We are the Bride of Christ…beautiful and beloved.

It gets even better. Not only are we adopted as brothers and sisters but we’re engaged, betrothed to the heir. We are to be married to the King of kings at a great wedding banquet. Virginal in purity, glorious in brightness, the Bride stands before her beloved without wrinkle, spot or blemish. And she shall reign with him as co-heir over creation.

I don’t really get how all this comes about. I do know and believe and trust that God makes it all work. Well, he’s God isn’t he? We ought to suppose he can do as he wills.

We’re to be people of faith. But any thinking person has doubts and questions and many “I don’t understand” moments. Seldom though do those overtake us in a flash of despair. Little by little we let questions go unanswered and we feed our doubts.

Losing faith begins small but crescendos mightily. It might begin with a ripple of doubt, progress in a wave of disbelief, overwhelm us by a flood of panic, and, if unheeded, ends in a tsunami of grief.

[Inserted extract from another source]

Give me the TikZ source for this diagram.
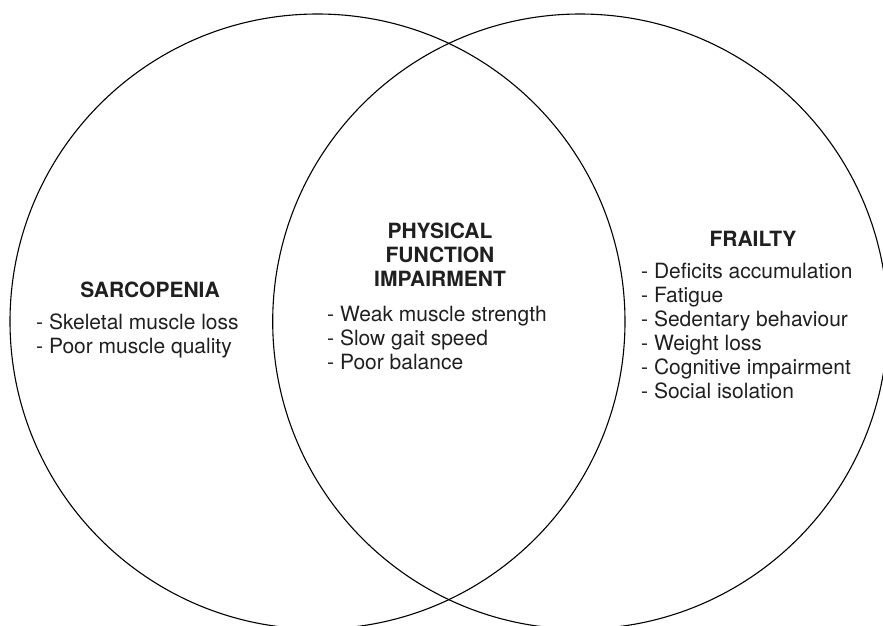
\documentclass[tikz,border=0pt]{standalone}
\usepackage{fontspec}
\setmainfont{TeX Gyre Heros}
\begin{document}
\begin{tikzpicture}[x=1pt,y=-1pt,
  ring/.style={draw=black, line width=1.1pt},
  head/.style={anchor=base, inner sep=0pt, font=\fontsize{21}{24}\selectfont\bfseries, text=black!88},
  item/.style={anchor=base west, inner sep=0pt, font=\fontsize{21}{24}\selectfont, text=black!88}]
  \useasboundingbox (0,0) rectangle (883,625);
  \clip (0,0) rectangle (883,625);

  % the two overlapping sets
  \draw[ring] (317.5,321.5) circle (307.5pt);
  \draw[ring] (580.2,321.5) circle (307.5pt);

  % left set
  \node[head] (sarc) at (150,297.7) {SARCOPENIA};
  \node[item] (sarc1) at (36,329.5) {- Skeletal muscle loss};
  \node[item] (sarc2) at (36,353.2) {- Poor muscle quality};

  % overlap
  \node[head] (pf1) at (440,238.5) {PHYSICAL};
  \node[head] (pf2) at (440,262.5) {FUNCTION};
  \node[head] (pf3) at (440,286.5) {IMPAIRMENT};
  \node[item] (pfa) at (327,321.7) {- Weak muscle strength};
  \node[item] (pfb) at (327,345.6) {- Slow gait speed};
  \node[item] (pfc) at (327,369.5) {- Poor balance};

  % right set
  \node[head] (frail) at (753,246.7) {FRAILTY};
  \foreach \t [count=\i from 0] in {Deficits accumulation, Fatigue, Sedentary behaviour, Weight loss, Cognitive impairment, Social isolation}
    \node[item] (fr\i) at (641,278.3+24*\i) {- \t};
\end{tikzpicture}
\end{document}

So, at the beginning and unto the end we feed our faith. Through the many long centuries of life on this planet, God’s people have learned a few things that today we need to remember and renew and rehearse. We draw near to God in some very specific ways. No, it is never that we obligate our Father to us by performing for him. He’s already obligated himself to us by making us his children, by aligning himself with us. We please him in joy as we live for the good and the glory he created us. What are these ways in which we meet with God and so nurture our faith?

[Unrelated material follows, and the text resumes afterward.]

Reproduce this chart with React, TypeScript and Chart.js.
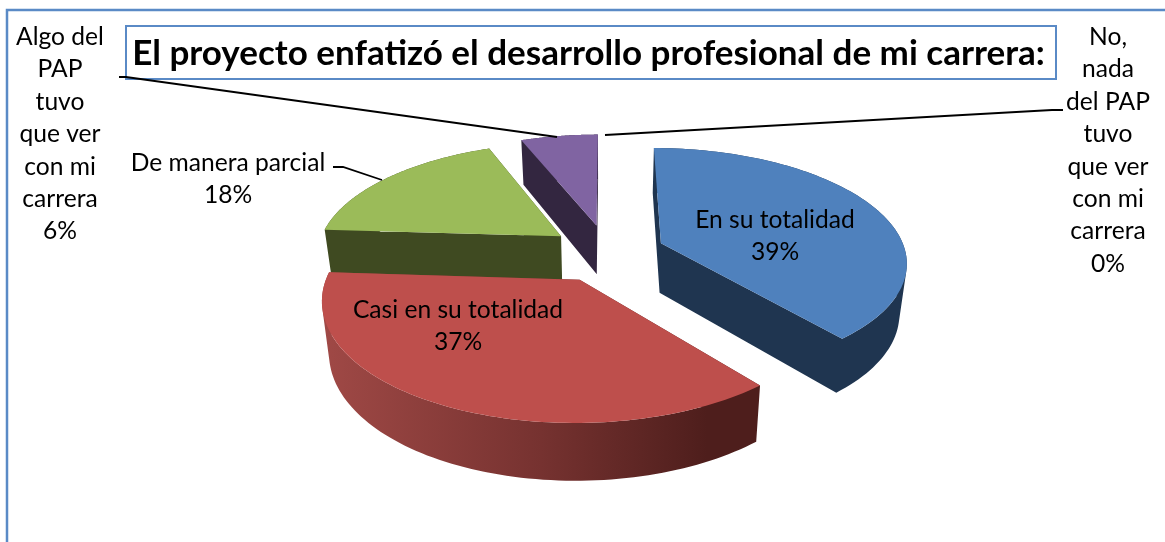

One is in the sacramental gathering of God’s saints for worship. Don’t get bent out of shape by the language I use to describe our time together. God’s grace appears along these paths not in any magical or superstitious sense, but rather in his very real presence. To deny such is to deny the very personhood of God and that is the very definition of sacred. So, we gather together…assemble ourselves into a congregation. We separate ourselves out of the busyness of day-to-day routines, out from the divine-veiling shroud of worldly concerns to fix our attention on our forever destiny. We remember and recount the wonders of God alive in our midst. We pray and sing and confirm and proclaim that God indeed reigns sovereignly above the cosmos, among the nations, over our lives and in our hearts. He delights, and all heaven rejoices as we experience a taste of his glory!

Two is joining in smaller gatherings with like-hearted others to serve, comfort, encourage and bless one another. It is summed up in the idea of looking out for the interests of others. Gathered around the good Word of God’s choosing we learn the heart attitude of his Son whom we are learning to imitate. Much more about this will come in later posts but for now it’s important to know that God meets with his people when they listen to him speak through his Word and when they listen to the heart cry of another.

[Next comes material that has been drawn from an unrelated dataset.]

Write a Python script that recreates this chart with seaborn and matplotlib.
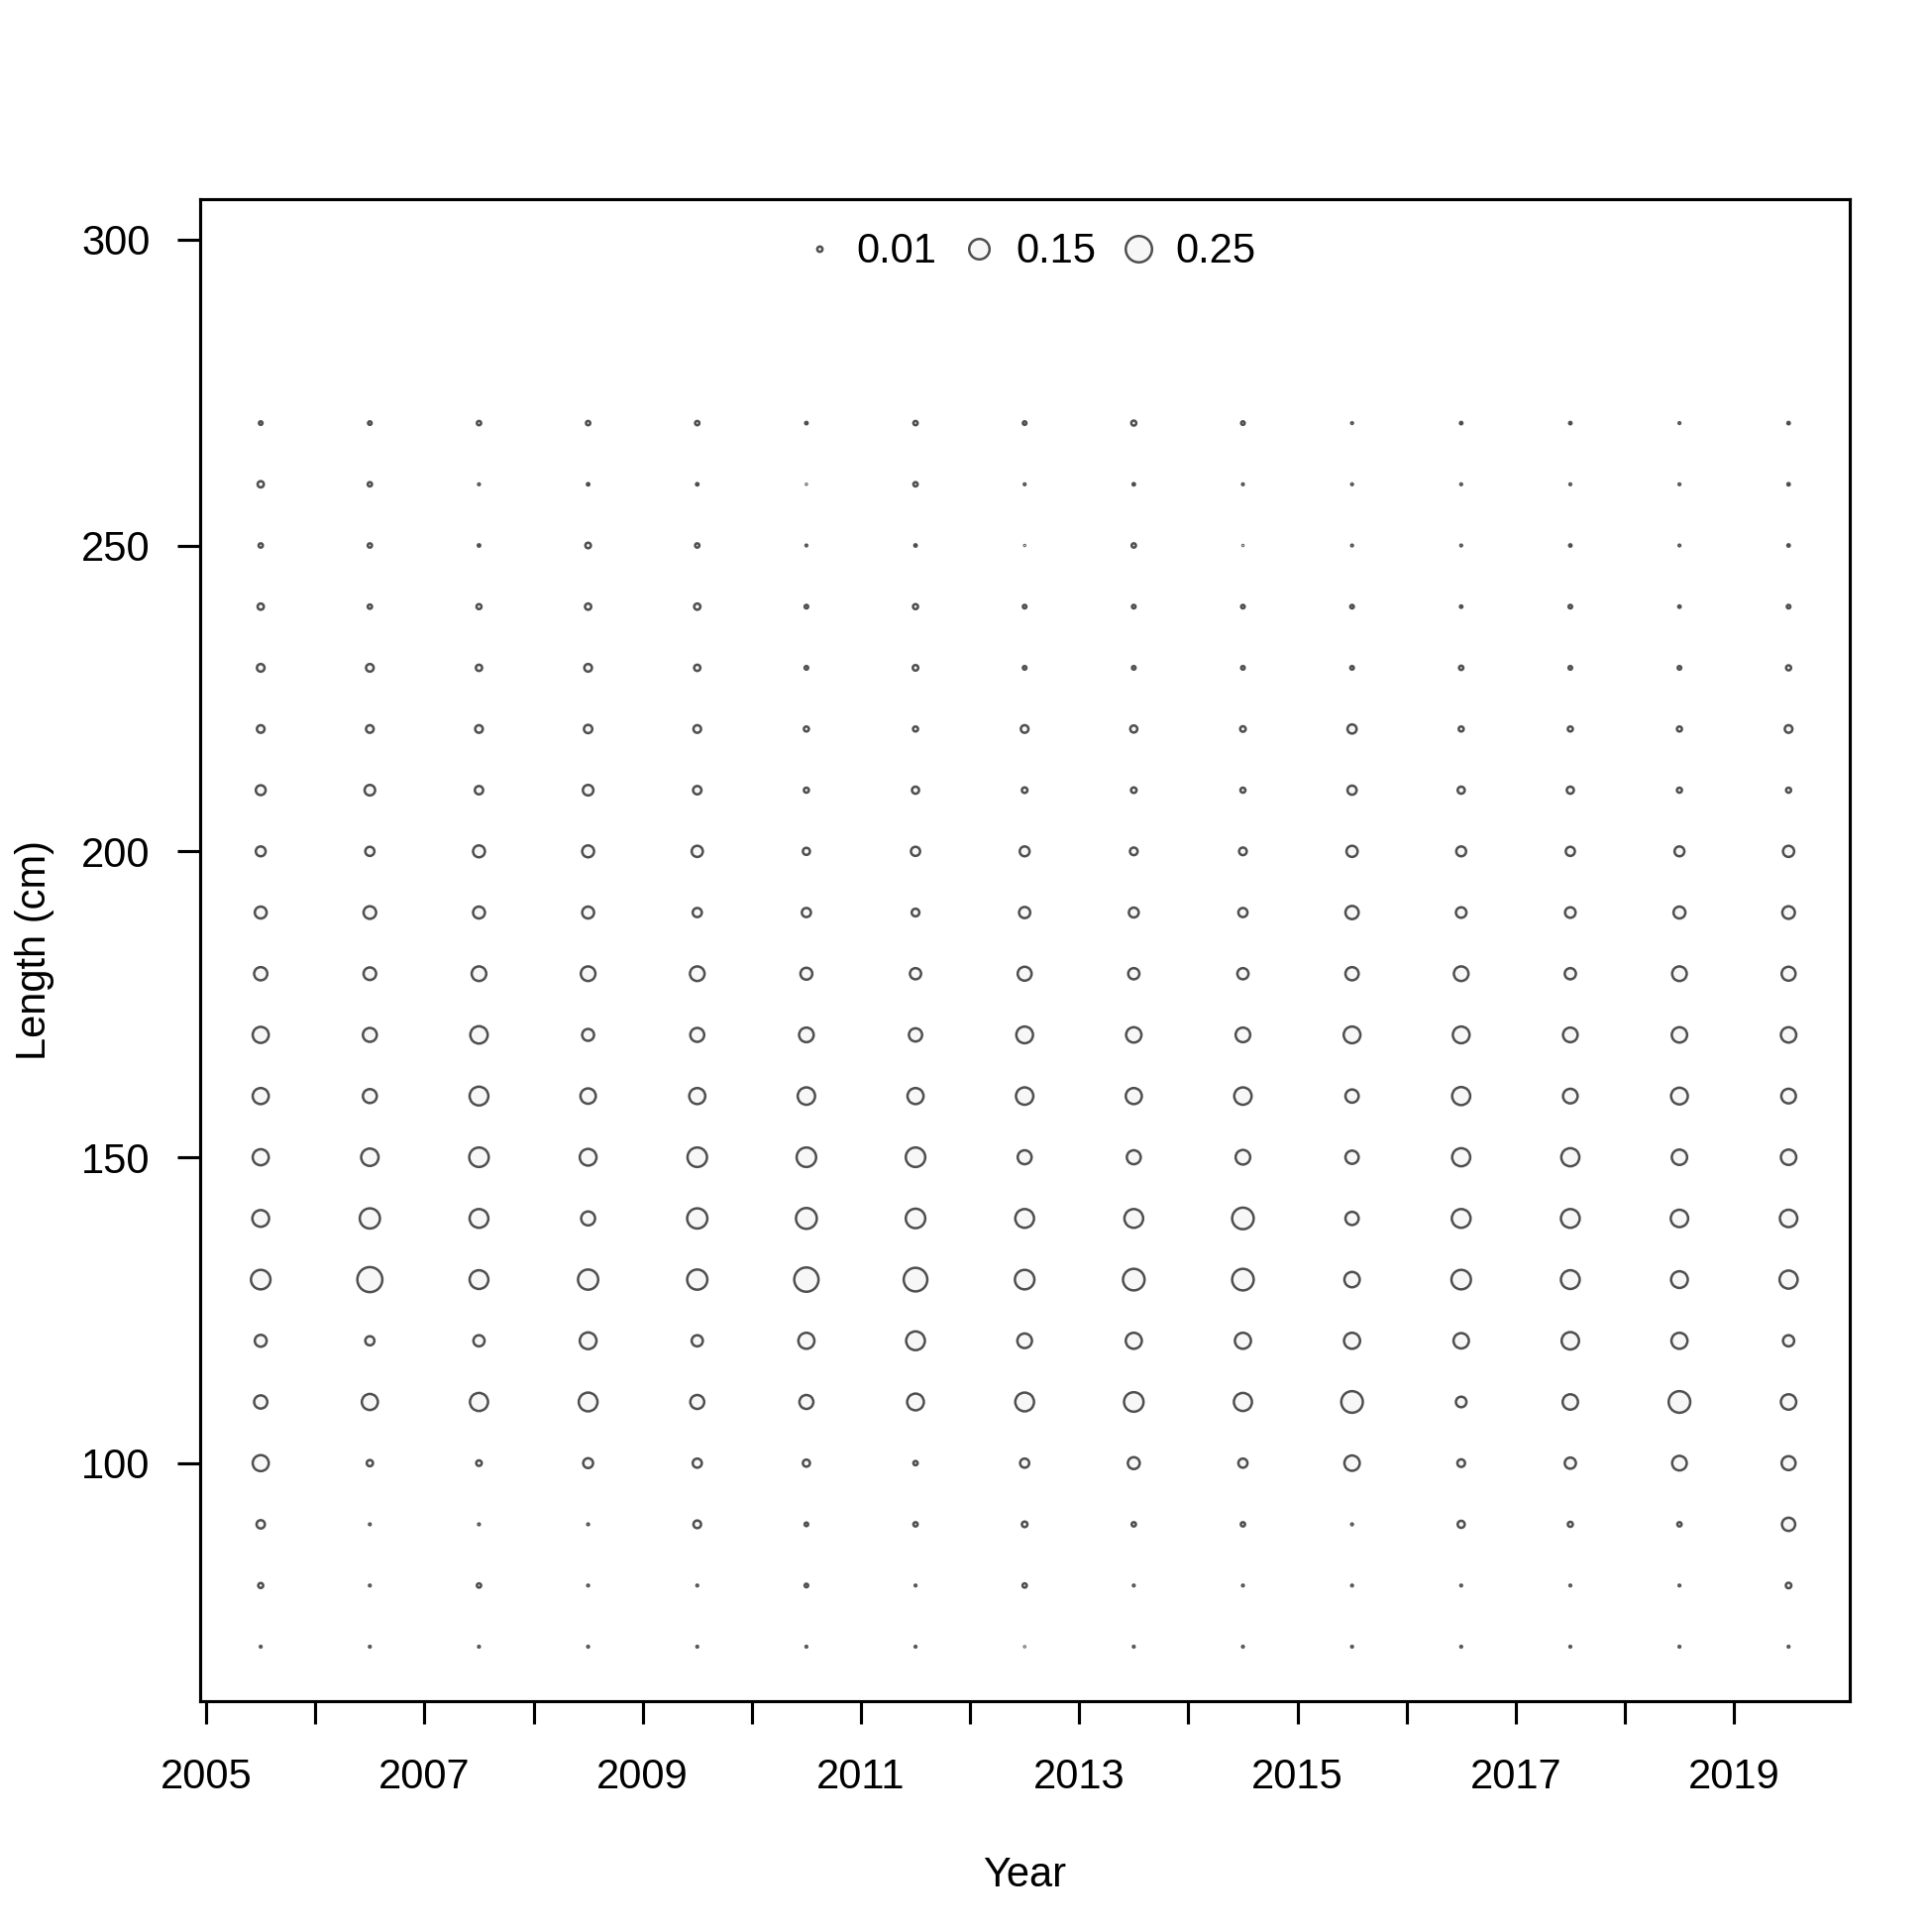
import matplotlib
matplotlib.use("Agg")
import matplotlib.pyplot as plt
from matplotlib.lines import Line2D
import numpy as np
import pandas as pd
import seaborn as sns

# --- data: proportion at length, one list per year (lengths 70..270) ---
lengths = [70, 80, 90, 100, 110, 120, 130, 140, 150, 160, 170,
           180, 190, 200, 210, 220, 230, 240, 250, 260, 270]
years = [2005.5, 2006.5, 2007.5, 2008.5, 2009.5, 2010.5, 2011.5, 2012.5,
         2013.5, 2014.5, 2015.5, 2016.5, 2017.5, 2018.5, 2019.5]

p2005 = [0.001, 0.009, 0.025, 0.093, 0.063, 0.051, 0.137, 0.101, 0.093, 0.093, 0.093,
         0.063, 0.051, 0.035, 0.035, 0.021, 0.021, 0.014, 0.0065, 0.014, 0.0045]
p2006 = [0.001, 0.001, 0.001, 0.014, 0.093, 0.030, 0.226, 0.147, 0.109, 0.070, 0.070,
         0.057, 0.057, 0.030, 0.040, 0.021, 0.021, 0.0065, 0.0065, 0.0065, 0.0045]
p2007 = [0.001, 0.0065, 0.001, 0.011, 0.118, 0.045, 0.127, 0.127, 0.137, 0.127, 0.109,
         0.077, 0.051, 0.051, 0.025, 0.021, 0.014, 0.009, 0.002, 0.001, 0.0065]
p2008 = [0.001, 0.001, 0.001, 0.035, 0.127, 0.101, 0.147, 0.070, 0.101, 0.085, 0.051,
         0.077, 0.051, 0.051, 0.040, 0.025, 0.021, 0.014, 0.011, 0.002, 0.0065]
p2009 = [0.001, 0.001, 0.021, 0.030, 0.070, 0.045, 0.147, 0.147, 0.137, 0.093, 0.070,
         0.077, 0.030, 0.045, 0.025, 0.021, 0.014, 0.014, 0.0065, 0.002, 0.0065]
p2010 = [0.001, 0.0045, 0.0045, 0.018, 0.070, 0.093, 0.213, 0.157, 0.137, 0.109, 0.077,
         0.051, 0.030, 0.018, 0.009, 0.009, 0.0045, 0.0045, 0.001, 0.0003, 0.002]
p2011 = [0.001, 0.001, 0.0065, 0.0065, 0.101, 0.127, 0.201, 0.137, 0.137, 0.093, 0.063,
         0.045, 0.021, 0.030, 0.018, 0.009, 0.011, 0.009, 0.002, 0.0065, 0.0065]
p2012 = [0.0003, 0.0065, 0.011, 0.030, 0.127, 0.077, 0.137, 0.127, 0.070, 0.109, 0.101,
         0.070, 0.045, 0.035, 0.011, 0.021, 0.0045, 0.0045, 0.0003, 0.001, 0.0045]
p2013 = [0.001, 0.001, 0.0065, 0.051, 0.137, 0.093, 0.168, 0.127, 0.070, 0.093, 0.085,
         0.045, 0.035, 0.021, 0.011, 0.018, 0.0045, 0.0045, 0.0065, 0.002, 0.009]
p2014 = [0.001, 0.001, 0.0065, 0.030, 0.118, 0.093, 0.168, 0.168, 0.077, 0.109, 0.077,
         0.045, 0.030, 0.021, 0.009, 0.011, 0.0045, 0.0045, 0.0003, 0.001, 0.0045]
p2015 = [0.001, 0.001, 0.001, 0.085, 0.168, 0.093, 0.085, 0.063, 0.063, 0.063, 0.101,
         0.063, 0.063, 0.045, 0.030, 0.030, 0.0045, 0.0045, 0.001, 0.001, 0.001]
p2016 = [0.001, 0.001, 0.018, 0.021, 0.040, 0.085, 0.137, 0.127, 0.118, 0.118, 0.101,
         0.077, 0.040, 0.035, 0.018, 0.009, 0.0065, 0.002, 0.001, 0.001, 0.002]
p2017 = [0.001, 0.001, 0.009, 0.045, 0.085, 0.109, 0.127, 0.127, 0.118, 0.077, 0.077,
         0.045, 0.040, 0.030, 0.018, 0.009, 0.0045, 0.0045, 0.002, 0.001, 0.002]
p2018 = [0.001, 0.001, 0.0065, 0.077, 0.168, 0.093, 0.101, 0.109, 0.085, 0.101, 0.085,
         0.077, 0.051, 0.035, 0.009, 0.009, 0.0045, 0.002, 0.001, 0.001, 0.001]
p2019 = [0.001, 0.011, 0.063, 0.070, 0.085, 0.045, 0.118, 0.109, 0.085, 0.077, 0.085,
         0.070, 0.057, 0.045, 0.009, 0.021, 0.009, 0.0045, 0.002, 0.002, 0.002]

legend_values = [0.01, 0.15, 0.25]

# --- build long table ---
props = [p2005, p2006, p2007, p2008, p2009, p2010, p2011, p2012,
         p2013, p2014, p2015, p2016, p2017, p2018, p2019]
df = pd.DataFrame({
    "Year": np.repeat(years, len(lengths)),
    "Length": np.tile(lengths, len(years)),
    "Prop": np.concatenate(props),
})

# --- style ---
sns.set_style("ticks")
plt.rcParams["font.family"] = ["Liberation Sans", "DejaVu Sans"]
plt.rcParams["font.size"] = 10
plt.rcParams["text.color"] = "black"
plt.rcParams["axes.labelcolor"] = "black"

edge = "#4f4f4f"
face = "#f7f7f7"
area_scale = 162.0  # marker area (pt^2) per unit proportion
ring_lw = 0.6

fig = plt.figure(figsize=(6.5, 6.5), dpi=300)
ax = fig.add_axes([0.1036, 0.1195, 0.8538, 0.7774])

sns.scatterplot(data=df, x="Year", y="Length", size="Prop",
                sizes=(0, area_scale), size_norm=(0, 1),
                color=face, edgecolor=edge, linewidth=ring_lw,
                legend=False, ax=ax, zorder=3)

ax.set_xlim(2004.945, 2020.06)
ax.set_ylim(61.1, 306.6)
ax.set_xticks(range(2005, 2020))
ax.set_xticklabels([str(y) if y % 2 == 1 else "" for y in range(2005, 2020)])
ax.set_yticks([100, 150, 200, 250, 300])

for s in ax.spines.values():
    s.set_visible(True)
    s.set_linewidth(0.75)
    s.set_color("black")
ax.tick_params(axis="both", direction="out", length=5.6, width=0.75,
               colors="black", labelsize=10)
ax.tick_params(axis="x", pad=8)
ax.tick_params(axis="y", pad=6.5)

ax.set_xlabel("Year", fontsize=10, color="black")
ax.set_ylabel("Length (cm)", fontsize=10, color="black")
ax.xaxis.set_label_coords(0.5, -0.116)
ax.xaxis.label.set_va("center")
ax.yaxis.set_label_coords(-0.1005, 0.5)
ax.yaxis.label.set_va("center")

handles = [Line2D([], [], linestyle="none", marker="o",
                  markersize=np.sqrt(area_scale * v),
                  markerfacecolor=face, markeredgecolor=edge,
                  markeredgewidth=ring_lw) for v in legend_values]
leg = ax.legend(handles, [f"{v:.2f}" for v in legend_values], ncol=3,
                loc="center", bbox_to_anchor=(0.504, 0.965), frameon=False,
                handlelength=0.6, handletextpad=0.61, columnspacing=0.71,
                fontsize=10, borderaxespad=0)
for t in leg.get_texts():
    t.set_color("black")

plt.savefig("out.png", dpi=300)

Three is in discipleship. Much is made of this in the church. And few things are less understood. We have some vague ideas about what a disciple is. Learners. Followers. Obeyers? We need to do some serious work in grasping what Jesus had in mind when he called men and women to be his disciples. I personally need someone who knows me well, who will call my bluff and who isn’t afraid of “offending” me. Someone who will tell it to me straight and to whom I can go for wise counsel.  Left to my own devises, I’ll not simply wander away—though there is that danger as well—I will run headlong into the open maw of a world intent on devouring my soul.

Four is in personal worship. We listen privately in the closed up space of our own soul for the quiet, seemingly inconsequential voice of God as he makes his written revelation come alive and personal to my own needs and for my utter transformation. Often our prayer devolves into a laundry list or a shopping list or a contact list. God doesn’t need our endless repetition of recurring entries in a ledger. God longs for our hearts yielded before him knowing that to no other would we turn. For he is the very breath of life, the source of satisfaction, and the answer to our longing.

This is what it means to be people of faith…the people of God.